P.C. Vandall’s The Blue Moth of Morning is exactly the kind of poetry that fits into this category. I particularly appreciate the clever turns of phrase peppered throughout, as well as the delightful little instances of language-induced humour. Don’t get me wrong–there’s definitely a lot of emotion and intelligence in this poetry, but the wordplay serves to inject levity into some serious topics such as aging and relationship woes. The triumph of it is that it does so in a way that feels true to life and in many ways charmingly optimistic.
Keep reading for a peek inside this book, which will be in print very soon!
Excerpt from The Blue Moth of Morning
Waste Not, Want Not
For Sherin Mathews, who was found dead in a culvert
after her adopted father force-fed her milk
Consider everything—the small space
between bones and teeth, cracks of light, hollows
of darkness, calcium and cartilage.
Contemplate whether the glass is half-full
or half-empty, whether to weep if milk
spills in moonlit rivers across a floor?
Somewhere a stove pot froths at the lip
and boils over and somewhere it soothes
a wee one’s cry. If the cup were brimming
with twilight, the stars could flitter like fire-
flies and burn holes through the blackness. Maybe
someone thought the milk was spoiled and poured it
down the drain, not knowing it could catch
in the pipes and clog. If the milk were left
to stand it might’ve grown skin. Even something
seemingly sour can turn sweet again.
In the dead of night, coyotes take nips
at the moon and the details film over
like a half-digested dream. It wasn’t long
ago that kids were found on milk cartons
and folks knew better than to dispose of them.
The honeymoon is over and now I hurl
things at your head for impact.

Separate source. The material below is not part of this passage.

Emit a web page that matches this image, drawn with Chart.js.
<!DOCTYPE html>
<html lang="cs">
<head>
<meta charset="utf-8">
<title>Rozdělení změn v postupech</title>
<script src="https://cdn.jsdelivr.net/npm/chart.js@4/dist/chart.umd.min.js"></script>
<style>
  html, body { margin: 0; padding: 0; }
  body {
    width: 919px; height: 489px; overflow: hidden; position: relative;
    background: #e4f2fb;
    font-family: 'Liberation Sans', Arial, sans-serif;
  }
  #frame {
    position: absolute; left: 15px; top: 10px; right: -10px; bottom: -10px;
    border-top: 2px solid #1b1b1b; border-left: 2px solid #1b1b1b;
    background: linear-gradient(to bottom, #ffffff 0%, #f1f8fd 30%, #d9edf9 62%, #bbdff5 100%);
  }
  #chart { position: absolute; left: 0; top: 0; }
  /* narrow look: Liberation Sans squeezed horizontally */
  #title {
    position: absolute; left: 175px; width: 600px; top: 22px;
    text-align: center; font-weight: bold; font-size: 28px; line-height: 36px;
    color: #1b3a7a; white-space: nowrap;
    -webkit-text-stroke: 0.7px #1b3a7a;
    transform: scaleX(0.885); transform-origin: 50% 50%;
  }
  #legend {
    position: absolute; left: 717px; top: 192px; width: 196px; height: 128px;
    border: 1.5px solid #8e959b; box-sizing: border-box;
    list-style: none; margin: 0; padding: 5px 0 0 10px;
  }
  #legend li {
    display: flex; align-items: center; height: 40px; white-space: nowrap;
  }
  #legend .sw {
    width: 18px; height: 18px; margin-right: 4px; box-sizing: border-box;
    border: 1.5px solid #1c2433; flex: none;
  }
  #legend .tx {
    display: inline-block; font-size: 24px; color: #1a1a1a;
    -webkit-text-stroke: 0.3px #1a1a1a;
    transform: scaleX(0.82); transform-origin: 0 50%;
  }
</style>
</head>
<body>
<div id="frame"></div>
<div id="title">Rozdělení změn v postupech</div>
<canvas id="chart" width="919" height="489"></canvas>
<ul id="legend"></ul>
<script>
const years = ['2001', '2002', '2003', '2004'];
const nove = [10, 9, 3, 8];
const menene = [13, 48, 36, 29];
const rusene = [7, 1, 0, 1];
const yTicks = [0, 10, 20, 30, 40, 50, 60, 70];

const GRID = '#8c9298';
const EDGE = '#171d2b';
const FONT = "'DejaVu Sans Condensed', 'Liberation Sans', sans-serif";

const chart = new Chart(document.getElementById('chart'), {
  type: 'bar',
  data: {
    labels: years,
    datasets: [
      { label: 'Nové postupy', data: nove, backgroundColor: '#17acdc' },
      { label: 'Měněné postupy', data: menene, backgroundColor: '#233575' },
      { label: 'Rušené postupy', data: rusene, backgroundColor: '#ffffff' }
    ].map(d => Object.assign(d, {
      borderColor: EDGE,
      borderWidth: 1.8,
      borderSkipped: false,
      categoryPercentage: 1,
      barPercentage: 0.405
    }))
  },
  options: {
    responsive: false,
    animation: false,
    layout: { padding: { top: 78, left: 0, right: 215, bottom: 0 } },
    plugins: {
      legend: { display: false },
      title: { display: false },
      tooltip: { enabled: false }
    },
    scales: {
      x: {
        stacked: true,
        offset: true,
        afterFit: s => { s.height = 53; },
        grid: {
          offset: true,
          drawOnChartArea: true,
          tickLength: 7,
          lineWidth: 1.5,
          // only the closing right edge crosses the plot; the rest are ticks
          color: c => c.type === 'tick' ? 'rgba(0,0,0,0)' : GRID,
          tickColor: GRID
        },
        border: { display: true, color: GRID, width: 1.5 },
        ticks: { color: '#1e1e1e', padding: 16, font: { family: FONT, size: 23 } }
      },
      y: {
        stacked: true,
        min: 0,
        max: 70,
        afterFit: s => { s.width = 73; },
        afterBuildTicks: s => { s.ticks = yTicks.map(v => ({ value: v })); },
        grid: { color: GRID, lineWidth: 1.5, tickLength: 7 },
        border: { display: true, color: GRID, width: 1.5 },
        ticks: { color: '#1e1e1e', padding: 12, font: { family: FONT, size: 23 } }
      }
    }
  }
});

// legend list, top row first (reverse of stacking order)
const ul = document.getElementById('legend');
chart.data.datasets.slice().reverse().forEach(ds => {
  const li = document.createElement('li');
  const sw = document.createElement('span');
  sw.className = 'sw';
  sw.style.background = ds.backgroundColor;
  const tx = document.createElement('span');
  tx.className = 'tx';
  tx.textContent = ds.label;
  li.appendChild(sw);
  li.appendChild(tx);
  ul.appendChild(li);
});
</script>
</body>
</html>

I usually miss
the mark but make a point. Other times I punish
you with silence, sprawl out on the sofa
till I choose to make up our bed. When the mood strikes
I list off all the things you’ve done to hurt me,
lay it down like bricks between us and then stare
blankly at the wall like it’s the frame
of our future—dark, cold and unforgiving.
I have to admit I’ve defended myself
with lines from chick flicks, peeled out of the driveway
for dramatic effect. I’ve picked up the phone,
laughed heartily into the receiver
and then made romantic dinner plans
with the dial tone. Other times, I’ve left
the yellow pages opened up to divorce
lawyers, my computer screen on Match.com,
a passport and bikini at the front door. I do
these things because of the matrimonial cake
we served at our wedding. Mother reminded us
of its bumpy top, sweet filling and firm base.
Neither of us remembers how it tastes,
but we both agree there were many dates
and that it crumbled apart in our hands.
About the Author
P. C. Vandall is the author of three collections of poetry: Something from Nothing, (Writing Knights Press, 2013) Woodwinds (Lipstick Press, 2013) and Matrimonial Cake (Red Dashboard, 2014). Her work has appeared in numerous magazines in Canada as well as England, Ireland, the United States, India, and Australia. She resides on Gabriola Island with her husband and two children.